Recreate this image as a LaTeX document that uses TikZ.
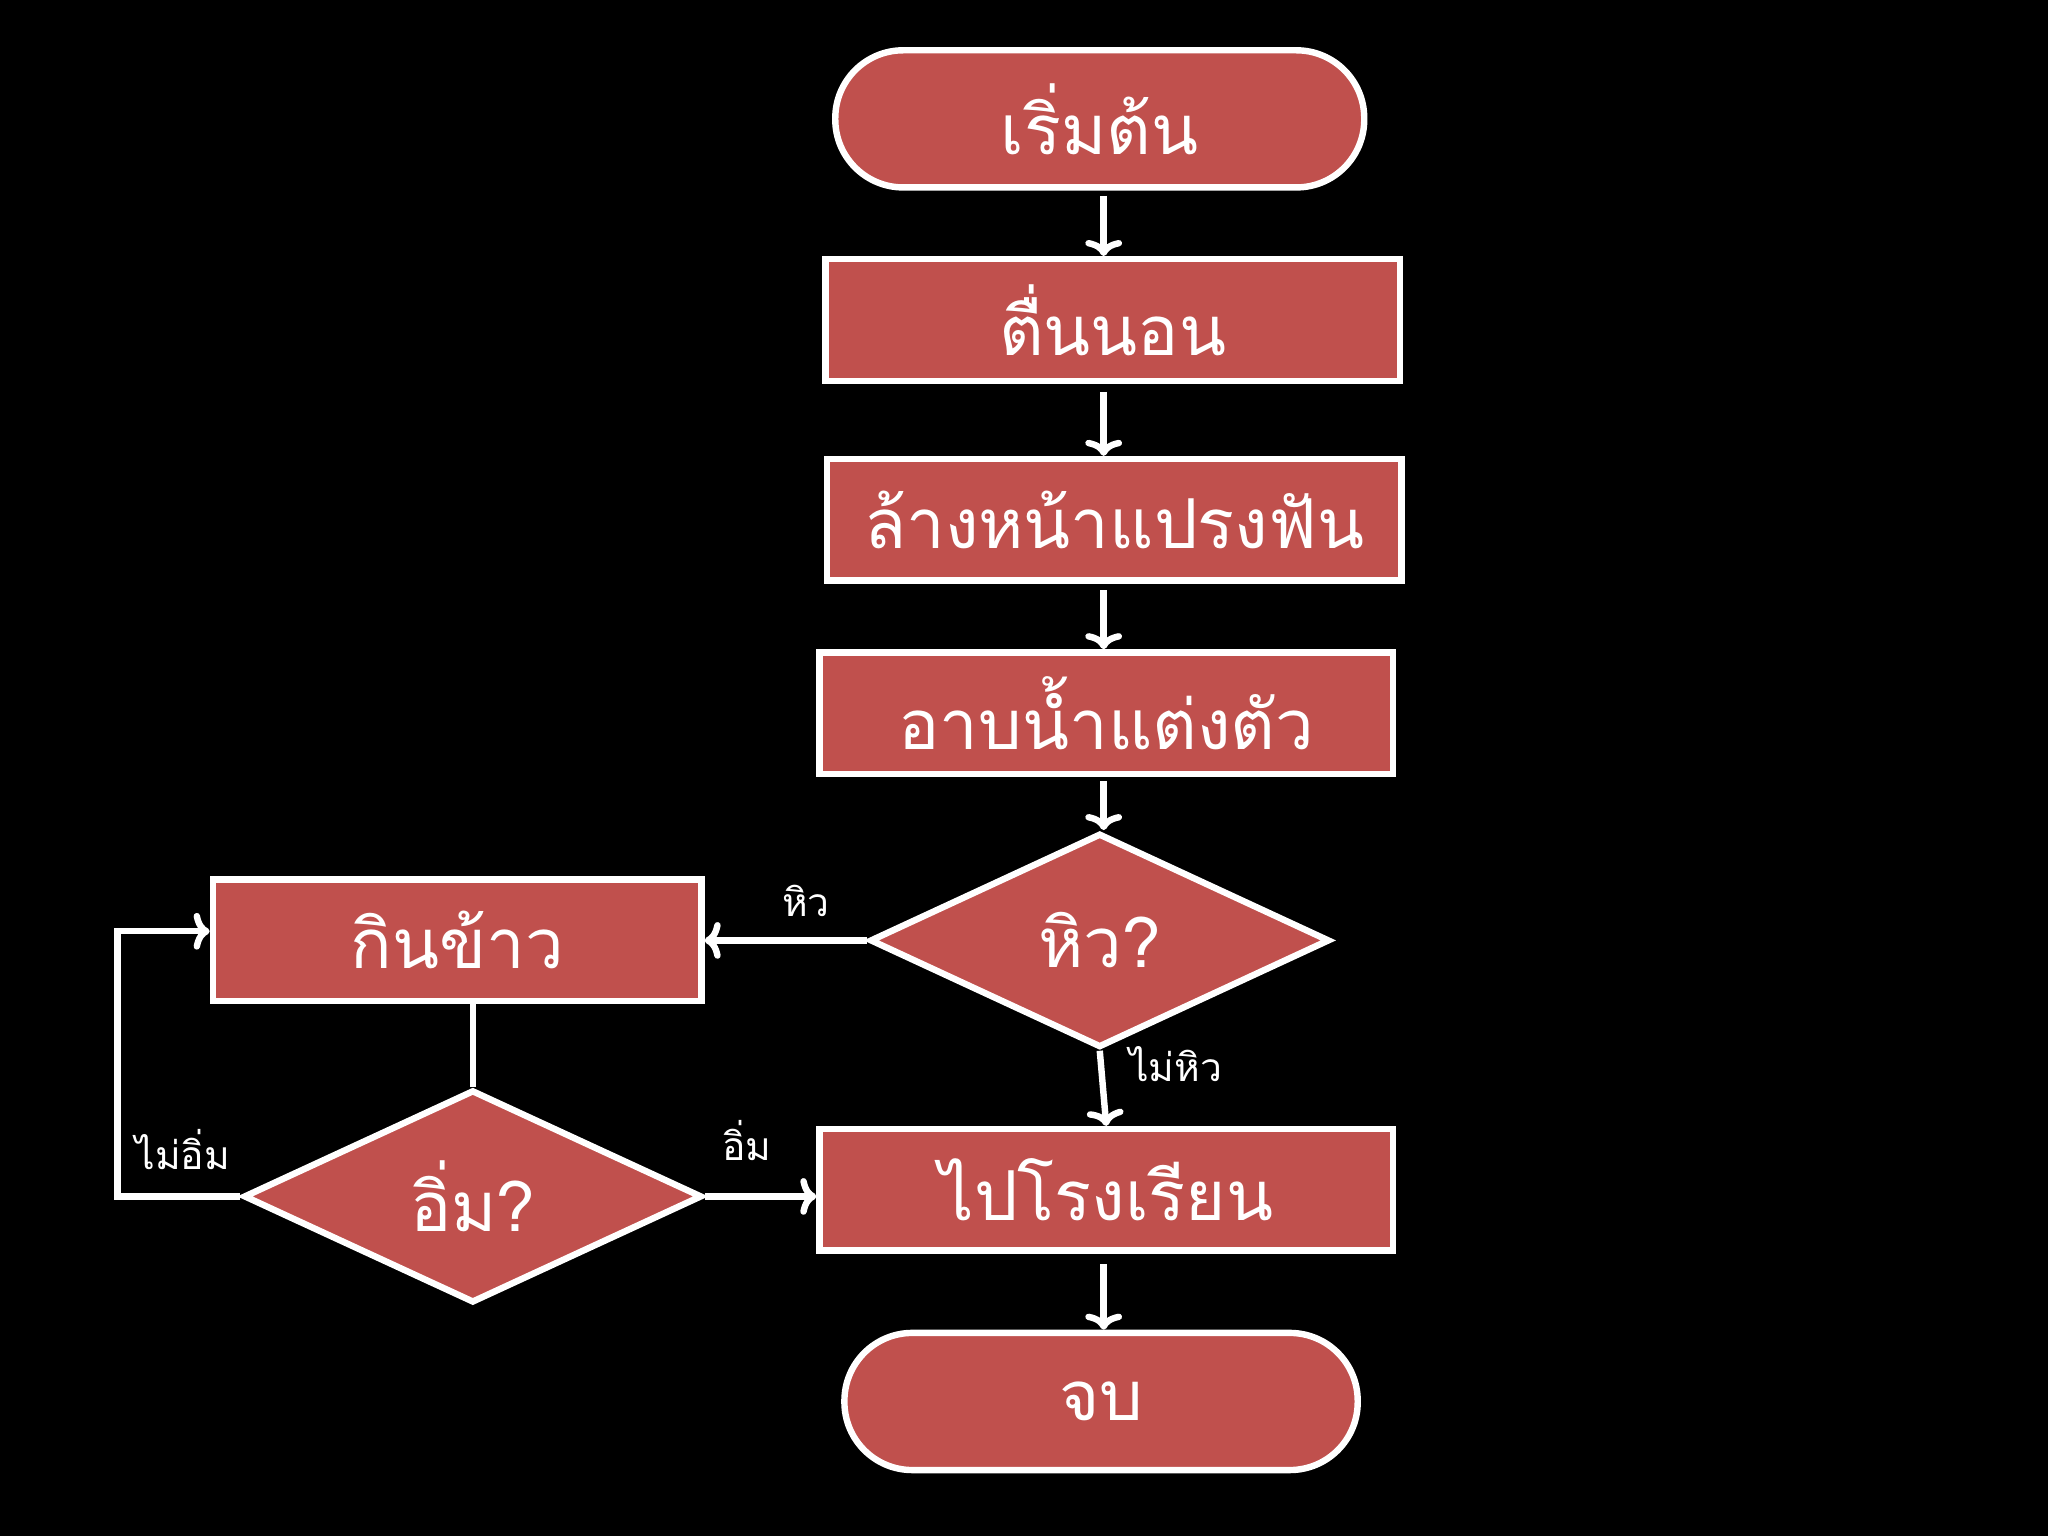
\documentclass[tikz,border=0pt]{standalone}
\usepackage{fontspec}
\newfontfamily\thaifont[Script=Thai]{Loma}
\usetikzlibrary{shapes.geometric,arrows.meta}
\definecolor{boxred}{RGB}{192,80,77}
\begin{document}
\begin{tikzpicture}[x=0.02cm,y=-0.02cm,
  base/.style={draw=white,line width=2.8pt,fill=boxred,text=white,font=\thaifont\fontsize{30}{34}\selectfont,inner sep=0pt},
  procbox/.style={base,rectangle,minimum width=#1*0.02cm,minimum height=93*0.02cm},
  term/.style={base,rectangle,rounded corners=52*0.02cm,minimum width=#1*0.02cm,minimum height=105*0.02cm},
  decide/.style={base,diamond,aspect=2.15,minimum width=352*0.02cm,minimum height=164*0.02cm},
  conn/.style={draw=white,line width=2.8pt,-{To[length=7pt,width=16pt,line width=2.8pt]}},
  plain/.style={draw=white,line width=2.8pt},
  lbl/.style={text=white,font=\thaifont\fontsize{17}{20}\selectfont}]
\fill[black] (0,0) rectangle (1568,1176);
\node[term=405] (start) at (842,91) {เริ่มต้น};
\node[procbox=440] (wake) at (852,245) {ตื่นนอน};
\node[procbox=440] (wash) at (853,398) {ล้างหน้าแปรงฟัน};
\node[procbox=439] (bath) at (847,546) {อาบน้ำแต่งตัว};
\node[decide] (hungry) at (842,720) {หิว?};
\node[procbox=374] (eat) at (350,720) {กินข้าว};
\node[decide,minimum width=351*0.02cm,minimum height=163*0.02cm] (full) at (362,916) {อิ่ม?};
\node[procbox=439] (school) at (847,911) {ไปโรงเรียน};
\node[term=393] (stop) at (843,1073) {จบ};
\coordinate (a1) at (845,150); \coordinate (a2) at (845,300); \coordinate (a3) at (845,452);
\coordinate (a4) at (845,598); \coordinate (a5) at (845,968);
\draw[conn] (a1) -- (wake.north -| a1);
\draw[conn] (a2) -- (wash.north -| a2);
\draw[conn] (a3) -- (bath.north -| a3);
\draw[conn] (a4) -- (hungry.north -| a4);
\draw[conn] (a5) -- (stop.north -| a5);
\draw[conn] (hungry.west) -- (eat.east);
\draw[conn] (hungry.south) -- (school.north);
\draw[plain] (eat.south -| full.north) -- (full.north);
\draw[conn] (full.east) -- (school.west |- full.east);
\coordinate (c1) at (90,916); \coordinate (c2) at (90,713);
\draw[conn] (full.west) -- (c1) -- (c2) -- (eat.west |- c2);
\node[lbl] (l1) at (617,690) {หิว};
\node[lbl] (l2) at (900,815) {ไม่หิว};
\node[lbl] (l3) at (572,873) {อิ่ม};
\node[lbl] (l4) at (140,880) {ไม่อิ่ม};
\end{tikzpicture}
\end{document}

···

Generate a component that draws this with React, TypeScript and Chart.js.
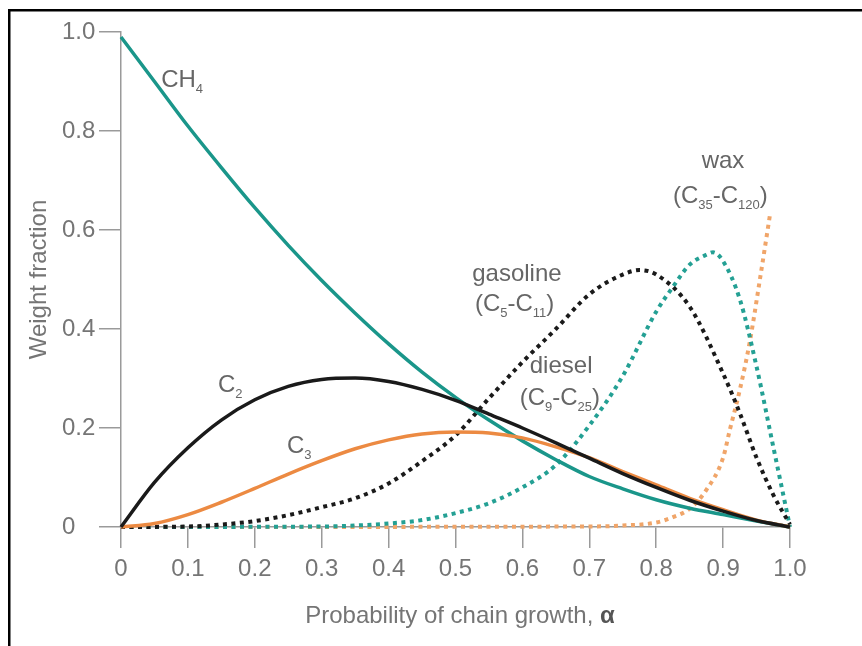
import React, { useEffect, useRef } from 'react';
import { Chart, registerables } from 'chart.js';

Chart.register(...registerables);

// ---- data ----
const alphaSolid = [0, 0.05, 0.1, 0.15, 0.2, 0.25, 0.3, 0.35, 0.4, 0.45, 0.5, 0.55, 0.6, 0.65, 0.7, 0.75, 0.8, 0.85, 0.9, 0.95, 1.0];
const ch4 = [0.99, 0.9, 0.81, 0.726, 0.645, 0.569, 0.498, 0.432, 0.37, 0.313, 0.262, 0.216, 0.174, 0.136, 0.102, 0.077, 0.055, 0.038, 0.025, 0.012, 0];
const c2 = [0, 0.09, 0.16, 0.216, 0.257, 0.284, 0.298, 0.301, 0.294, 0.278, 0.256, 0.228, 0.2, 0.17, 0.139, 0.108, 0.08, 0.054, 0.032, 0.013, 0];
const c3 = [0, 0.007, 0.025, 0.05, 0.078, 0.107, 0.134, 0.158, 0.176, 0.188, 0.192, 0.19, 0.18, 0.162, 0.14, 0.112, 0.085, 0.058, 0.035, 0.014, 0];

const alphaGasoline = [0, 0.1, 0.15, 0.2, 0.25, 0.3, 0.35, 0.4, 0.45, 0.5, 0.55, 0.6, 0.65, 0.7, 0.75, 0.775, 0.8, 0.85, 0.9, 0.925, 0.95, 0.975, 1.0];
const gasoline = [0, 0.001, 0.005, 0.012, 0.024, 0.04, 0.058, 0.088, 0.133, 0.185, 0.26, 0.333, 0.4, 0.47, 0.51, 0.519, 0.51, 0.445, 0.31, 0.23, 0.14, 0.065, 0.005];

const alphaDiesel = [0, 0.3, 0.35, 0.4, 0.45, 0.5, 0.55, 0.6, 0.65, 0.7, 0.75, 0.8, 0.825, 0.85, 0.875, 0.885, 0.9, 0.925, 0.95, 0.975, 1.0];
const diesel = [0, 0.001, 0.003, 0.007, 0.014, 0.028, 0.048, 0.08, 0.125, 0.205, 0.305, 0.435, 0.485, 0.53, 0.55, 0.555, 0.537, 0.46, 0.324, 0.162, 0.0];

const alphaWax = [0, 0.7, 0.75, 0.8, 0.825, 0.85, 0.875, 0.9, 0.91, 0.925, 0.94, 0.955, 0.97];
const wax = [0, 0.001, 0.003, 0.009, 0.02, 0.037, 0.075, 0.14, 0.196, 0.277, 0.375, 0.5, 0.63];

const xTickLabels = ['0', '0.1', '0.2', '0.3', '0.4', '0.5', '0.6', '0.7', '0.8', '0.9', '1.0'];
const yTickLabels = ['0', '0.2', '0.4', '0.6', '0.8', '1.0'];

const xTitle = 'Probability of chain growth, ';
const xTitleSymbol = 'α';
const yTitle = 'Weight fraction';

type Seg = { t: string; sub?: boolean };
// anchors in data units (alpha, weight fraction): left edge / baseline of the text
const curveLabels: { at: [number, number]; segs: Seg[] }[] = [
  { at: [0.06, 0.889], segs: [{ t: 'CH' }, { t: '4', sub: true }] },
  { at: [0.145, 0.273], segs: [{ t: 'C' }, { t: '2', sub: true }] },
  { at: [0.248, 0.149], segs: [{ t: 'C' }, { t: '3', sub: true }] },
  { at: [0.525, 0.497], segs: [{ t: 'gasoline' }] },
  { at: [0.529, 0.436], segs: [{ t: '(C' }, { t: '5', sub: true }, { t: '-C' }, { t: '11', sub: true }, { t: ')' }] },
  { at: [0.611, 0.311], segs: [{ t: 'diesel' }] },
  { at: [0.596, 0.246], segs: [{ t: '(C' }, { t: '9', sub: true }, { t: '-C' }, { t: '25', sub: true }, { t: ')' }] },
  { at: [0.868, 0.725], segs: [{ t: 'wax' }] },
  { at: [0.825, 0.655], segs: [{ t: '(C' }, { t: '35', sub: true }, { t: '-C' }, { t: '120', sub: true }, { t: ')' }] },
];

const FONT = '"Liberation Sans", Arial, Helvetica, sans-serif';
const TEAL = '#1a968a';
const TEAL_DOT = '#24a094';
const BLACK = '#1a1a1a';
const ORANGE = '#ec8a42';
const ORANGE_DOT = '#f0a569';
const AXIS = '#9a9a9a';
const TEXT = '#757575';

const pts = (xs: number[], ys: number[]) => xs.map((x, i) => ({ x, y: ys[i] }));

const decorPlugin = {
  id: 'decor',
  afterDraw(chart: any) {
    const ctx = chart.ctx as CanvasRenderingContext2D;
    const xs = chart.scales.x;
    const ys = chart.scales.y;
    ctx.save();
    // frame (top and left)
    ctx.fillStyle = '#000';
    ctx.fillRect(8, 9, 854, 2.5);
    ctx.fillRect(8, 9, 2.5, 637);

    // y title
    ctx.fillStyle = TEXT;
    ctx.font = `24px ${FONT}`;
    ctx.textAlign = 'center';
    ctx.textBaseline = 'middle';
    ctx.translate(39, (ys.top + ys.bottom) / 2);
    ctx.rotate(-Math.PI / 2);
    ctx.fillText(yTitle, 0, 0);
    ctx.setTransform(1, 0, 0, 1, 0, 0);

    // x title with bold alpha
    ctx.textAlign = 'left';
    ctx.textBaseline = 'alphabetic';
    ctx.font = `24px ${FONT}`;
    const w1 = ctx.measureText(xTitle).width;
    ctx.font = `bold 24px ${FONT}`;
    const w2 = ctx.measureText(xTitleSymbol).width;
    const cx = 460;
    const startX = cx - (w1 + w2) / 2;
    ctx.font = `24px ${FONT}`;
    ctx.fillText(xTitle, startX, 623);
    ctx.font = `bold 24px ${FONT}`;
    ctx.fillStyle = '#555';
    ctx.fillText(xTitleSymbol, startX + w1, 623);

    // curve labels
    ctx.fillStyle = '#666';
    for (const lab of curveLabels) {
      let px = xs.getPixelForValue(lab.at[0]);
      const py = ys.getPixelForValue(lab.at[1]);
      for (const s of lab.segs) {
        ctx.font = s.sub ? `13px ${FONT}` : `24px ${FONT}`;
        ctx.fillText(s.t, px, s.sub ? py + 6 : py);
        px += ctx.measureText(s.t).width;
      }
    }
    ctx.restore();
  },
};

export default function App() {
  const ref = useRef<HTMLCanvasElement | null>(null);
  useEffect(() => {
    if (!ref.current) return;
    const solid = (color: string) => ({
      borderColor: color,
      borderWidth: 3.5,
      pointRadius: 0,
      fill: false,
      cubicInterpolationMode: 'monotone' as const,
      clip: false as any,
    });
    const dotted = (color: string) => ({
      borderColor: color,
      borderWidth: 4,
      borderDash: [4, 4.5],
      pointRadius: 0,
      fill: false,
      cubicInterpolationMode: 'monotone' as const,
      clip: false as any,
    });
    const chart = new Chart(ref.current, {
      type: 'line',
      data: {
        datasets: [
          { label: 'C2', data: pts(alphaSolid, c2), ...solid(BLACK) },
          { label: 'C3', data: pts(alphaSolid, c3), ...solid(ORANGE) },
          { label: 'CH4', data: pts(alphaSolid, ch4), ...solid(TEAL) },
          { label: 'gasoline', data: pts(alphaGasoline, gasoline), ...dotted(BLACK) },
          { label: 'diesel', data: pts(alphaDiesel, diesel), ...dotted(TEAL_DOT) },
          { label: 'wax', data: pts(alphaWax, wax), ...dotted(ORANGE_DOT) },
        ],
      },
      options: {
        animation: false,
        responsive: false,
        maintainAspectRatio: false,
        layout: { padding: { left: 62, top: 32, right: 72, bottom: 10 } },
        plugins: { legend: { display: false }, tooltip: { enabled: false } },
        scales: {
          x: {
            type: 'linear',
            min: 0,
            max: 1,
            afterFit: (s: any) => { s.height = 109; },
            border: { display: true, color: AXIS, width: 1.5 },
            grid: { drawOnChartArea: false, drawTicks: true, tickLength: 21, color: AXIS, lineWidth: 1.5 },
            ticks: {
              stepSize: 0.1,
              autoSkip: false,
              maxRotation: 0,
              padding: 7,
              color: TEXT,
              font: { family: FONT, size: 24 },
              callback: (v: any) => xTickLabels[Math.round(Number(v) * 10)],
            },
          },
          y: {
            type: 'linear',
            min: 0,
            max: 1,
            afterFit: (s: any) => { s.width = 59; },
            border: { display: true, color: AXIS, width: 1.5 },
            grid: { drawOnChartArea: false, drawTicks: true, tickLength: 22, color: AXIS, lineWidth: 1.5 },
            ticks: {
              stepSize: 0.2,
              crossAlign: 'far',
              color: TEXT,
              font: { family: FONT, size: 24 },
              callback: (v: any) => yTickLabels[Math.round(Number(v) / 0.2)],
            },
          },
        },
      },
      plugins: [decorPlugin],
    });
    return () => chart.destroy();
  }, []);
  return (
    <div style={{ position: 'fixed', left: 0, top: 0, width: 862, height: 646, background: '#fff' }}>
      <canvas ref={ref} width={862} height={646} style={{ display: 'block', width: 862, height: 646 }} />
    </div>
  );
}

···

### Exercise brief:
Return exactly the lines from the one with "Generate a component" to the one with "Chart.register(...registerables);", both ends kept, and only those. Images are left out.

### Exercise output:
Generate a component that draws this with React, TypeScript and Chart.js.
import React, { useEffect, useRef } from 'react';
import { Chart, registerables } from 'chart.js';

Chart.register(...registerables);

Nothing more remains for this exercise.